“For me, it has nothing to do with this country or the flag or the anthem in itself,” Jenkins told a Philadelphia radio station over the weekend. “Really it’s just to continue to push forward the conversation about social injustice, and that’s a range of things from police brutality to wages and job opportunities, education. There’s just a lot of things systematically that have been set up in this country since its inception that put minorities, especially African Americans, at a disadvantage when you talk about quality of life and actually growing in this country.”
Jenkins said that he and his teammates decided to wait until Week 2 of the NFL season to protest during the anthem because the Eagles’ first game was on Sept. 11. “We wanted to make sure that we didn’t do anything to take away from the families that suffered from 9/11,” he told the station. “We didn’t want to mess with that day, so we left last week alone.”
Kaepernick’s own means of protesting, one that has drawn great criticism as well as support, has been to sit or kneel during the anthem. Some members of the Dolphins have also been kneeling, while one Chief, cornerback Marcus Peters, and two Patriots, tight end Martellus Bennett and safety Devin McCourty, have raised their fists.
“I respect players’ decisions,” Eagles Coach Doug Pederson said Saturday (via Bleeding Green Nation). “Everybody has their right to either protest or whatever they’re going to do. Malcolm and I have talked about this, and it’s going to happen regardless of what I decide or say, and I respect the players’ decisions on it. The biggest thing is I don’t want it to become a distraction to the rest of the team, and that’s the biggest thing from my standpoint.”

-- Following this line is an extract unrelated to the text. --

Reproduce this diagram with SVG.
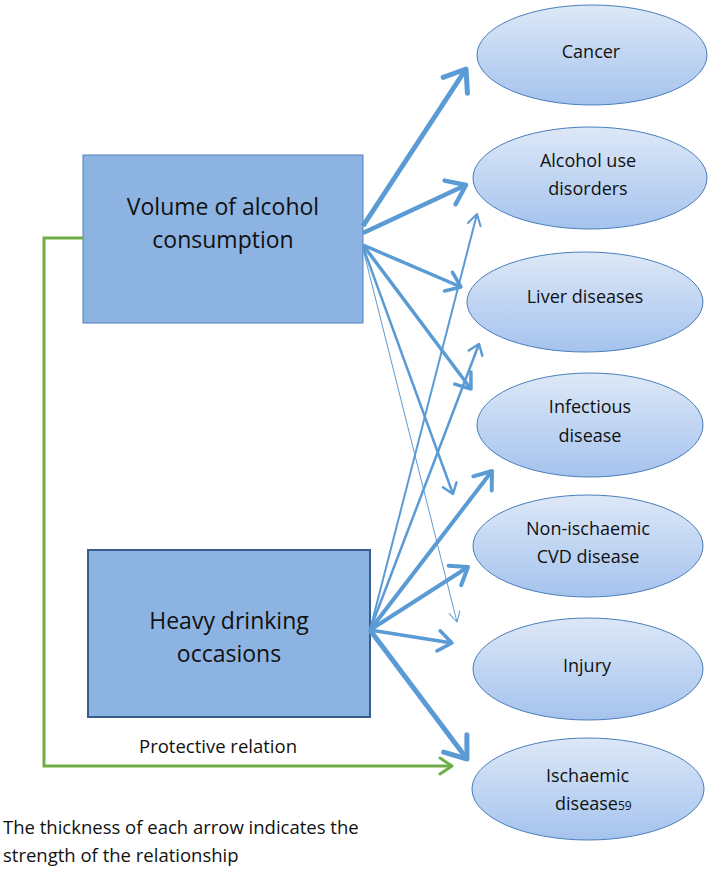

Pederson added, “I know early on, when Colin did his thing, it might’ve been because of the shock and awe of what happened, but I think now that everyone has sort of embraced it and knows it’s going to happen, I think everybody is braced for it, so it won’t be a distraction.”
“I’m not anti-police, or anti-military, not at all, and I want to make sure people get that point,” Jenkins told PhillyVoice on Saturday. “Like I said, I’ve had multiple conversations with Philadelphia police. I have a lot of friends who have served in the military; my grandfather served in the military. By no means would I do anything to disrespect them. … The police are part of the solution.”
“The goal is also not to beat around the bush,” Jenkins added. “If it comes down to making somebody uncomfortable by speaking the truth, then I’ll always make you uncomfortable with the truth, [rather] than make you feel comfortable with a lie. … When you’re trying to change anything, there’s no comfortable way to change anything, and so if somebody gets upset, it’s probably because they’re not listening.”